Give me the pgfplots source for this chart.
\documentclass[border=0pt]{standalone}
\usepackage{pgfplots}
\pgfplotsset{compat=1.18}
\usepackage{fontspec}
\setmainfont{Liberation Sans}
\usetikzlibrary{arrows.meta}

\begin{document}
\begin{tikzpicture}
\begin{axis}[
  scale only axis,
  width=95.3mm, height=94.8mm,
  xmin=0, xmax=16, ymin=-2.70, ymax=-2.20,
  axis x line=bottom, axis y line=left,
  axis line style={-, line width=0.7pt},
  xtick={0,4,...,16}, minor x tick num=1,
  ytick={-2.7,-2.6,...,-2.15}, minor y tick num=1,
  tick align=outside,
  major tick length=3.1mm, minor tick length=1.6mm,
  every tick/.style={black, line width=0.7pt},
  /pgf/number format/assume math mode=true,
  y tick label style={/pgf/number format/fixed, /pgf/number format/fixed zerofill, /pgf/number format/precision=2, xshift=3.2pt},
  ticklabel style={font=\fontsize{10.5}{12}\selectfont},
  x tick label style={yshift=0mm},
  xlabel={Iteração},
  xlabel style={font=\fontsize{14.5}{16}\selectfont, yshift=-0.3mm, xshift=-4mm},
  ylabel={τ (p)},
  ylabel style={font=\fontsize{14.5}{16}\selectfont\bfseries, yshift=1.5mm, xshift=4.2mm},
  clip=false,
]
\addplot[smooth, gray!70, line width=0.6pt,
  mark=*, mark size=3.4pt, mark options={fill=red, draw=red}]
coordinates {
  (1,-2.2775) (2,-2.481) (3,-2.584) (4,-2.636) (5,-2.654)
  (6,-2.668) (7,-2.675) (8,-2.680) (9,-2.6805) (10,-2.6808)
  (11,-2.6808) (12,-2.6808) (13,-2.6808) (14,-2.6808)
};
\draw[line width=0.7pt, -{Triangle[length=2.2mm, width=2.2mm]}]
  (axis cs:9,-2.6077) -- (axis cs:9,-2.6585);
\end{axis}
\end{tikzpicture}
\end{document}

==

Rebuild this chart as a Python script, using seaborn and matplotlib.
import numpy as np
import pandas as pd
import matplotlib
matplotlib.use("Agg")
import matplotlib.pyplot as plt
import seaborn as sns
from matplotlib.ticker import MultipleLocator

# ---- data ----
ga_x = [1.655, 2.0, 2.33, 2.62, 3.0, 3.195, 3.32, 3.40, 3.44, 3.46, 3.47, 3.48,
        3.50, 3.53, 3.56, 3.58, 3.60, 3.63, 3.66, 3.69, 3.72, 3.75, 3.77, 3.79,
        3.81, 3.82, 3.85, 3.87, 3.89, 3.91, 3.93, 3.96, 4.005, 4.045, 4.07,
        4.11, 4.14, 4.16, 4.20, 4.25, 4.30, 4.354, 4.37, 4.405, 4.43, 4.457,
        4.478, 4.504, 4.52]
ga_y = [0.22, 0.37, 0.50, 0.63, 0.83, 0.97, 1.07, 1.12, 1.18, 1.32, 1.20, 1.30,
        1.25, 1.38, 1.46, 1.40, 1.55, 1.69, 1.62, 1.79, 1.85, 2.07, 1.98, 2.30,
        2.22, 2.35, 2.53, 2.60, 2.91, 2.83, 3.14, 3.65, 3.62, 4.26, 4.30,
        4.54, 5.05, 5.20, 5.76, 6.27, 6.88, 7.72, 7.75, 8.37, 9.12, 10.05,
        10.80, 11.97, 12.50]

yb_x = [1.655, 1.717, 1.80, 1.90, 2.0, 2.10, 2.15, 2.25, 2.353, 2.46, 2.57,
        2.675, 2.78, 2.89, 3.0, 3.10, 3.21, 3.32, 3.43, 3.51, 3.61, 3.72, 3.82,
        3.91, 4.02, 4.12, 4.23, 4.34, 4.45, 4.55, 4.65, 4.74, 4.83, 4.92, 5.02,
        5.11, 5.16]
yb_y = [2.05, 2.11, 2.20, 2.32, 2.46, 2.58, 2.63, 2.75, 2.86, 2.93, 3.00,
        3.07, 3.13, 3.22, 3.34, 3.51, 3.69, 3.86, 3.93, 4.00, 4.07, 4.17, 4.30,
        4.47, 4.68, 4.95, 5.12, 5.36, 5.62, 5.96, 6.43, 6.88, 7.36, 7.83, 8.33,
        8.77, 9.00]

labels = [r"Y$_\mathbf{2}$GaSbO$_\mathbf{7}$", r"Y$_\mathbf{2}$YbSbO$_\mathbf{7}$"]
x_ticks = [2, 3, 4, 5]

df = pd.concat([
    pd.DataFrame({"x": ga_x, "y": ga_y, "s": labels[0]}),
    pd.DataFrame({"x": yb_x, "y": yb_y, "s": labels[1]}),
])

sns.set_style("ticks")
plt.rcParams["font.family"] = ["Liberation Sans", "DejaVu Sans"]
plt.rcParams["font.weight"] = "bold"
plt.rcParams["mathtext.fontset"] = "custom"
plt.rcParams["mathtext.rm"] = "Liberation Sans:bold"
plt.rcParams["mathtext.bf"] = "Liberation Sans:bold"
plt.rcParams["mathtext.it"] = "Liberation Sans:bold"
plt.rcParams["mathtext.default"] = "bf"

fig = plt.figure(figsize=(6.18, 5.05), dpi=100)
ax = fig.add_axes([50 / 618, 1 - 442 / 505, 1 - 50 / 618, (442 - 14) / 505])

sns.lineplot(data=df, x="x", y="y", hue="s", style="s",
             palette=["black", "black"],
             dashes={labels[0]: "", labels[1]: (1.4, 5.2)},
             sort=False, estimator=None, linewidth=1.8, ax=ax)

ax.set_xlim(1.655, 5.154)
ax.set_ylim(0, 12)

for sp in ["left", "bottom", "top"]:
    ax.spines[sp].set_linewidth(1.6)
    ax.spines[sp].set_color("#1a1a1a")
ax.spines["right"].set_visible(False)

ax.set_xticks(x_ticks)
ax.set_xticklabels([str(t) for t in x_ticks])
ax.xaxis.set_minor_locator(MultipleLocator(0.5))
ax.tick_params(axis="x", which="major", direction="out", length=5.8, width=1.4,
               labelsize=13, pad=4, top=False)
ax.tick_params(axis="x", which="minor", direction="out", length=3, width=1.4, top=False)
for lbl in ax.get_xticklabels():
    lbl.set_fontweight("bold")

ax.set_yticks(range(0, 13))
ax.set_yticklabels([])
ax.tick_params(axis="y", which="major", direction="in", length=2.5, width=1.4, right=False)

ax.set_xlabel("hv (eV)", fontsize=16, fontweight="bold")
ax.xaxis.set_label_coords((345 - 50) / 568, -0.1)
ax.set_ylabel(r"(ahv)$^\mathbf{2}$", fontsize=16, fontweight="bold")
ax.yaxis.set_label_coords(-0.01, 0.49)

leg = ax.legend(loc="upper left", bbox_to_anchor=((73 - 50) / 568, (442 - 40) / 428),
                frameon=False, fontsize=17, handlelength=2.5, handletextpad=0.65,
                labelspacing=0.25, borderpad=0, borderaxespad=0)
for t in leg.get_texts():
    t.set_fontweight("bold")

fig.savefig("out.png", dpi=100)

* * *

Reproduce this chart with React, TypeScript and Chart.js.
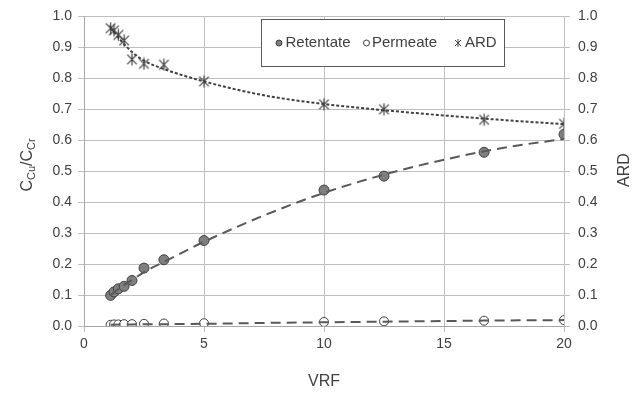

Goal of the exercise: Output nothing except the lines from the line with "Rebuild this chart" through the line with "from matplotlib.ticker import MultipleLocator", copied exactly, end lines included.

Output below:
Rebuild this chart as a Python script, using seaborn and matplotlib.
import numpy as np
import pandas as pd
import matplotlib
matplotlib.use("Agg")
import matplotlib.pyplot as plt
import seaborn as sns
from matplotlib.ticker import MultipleLocator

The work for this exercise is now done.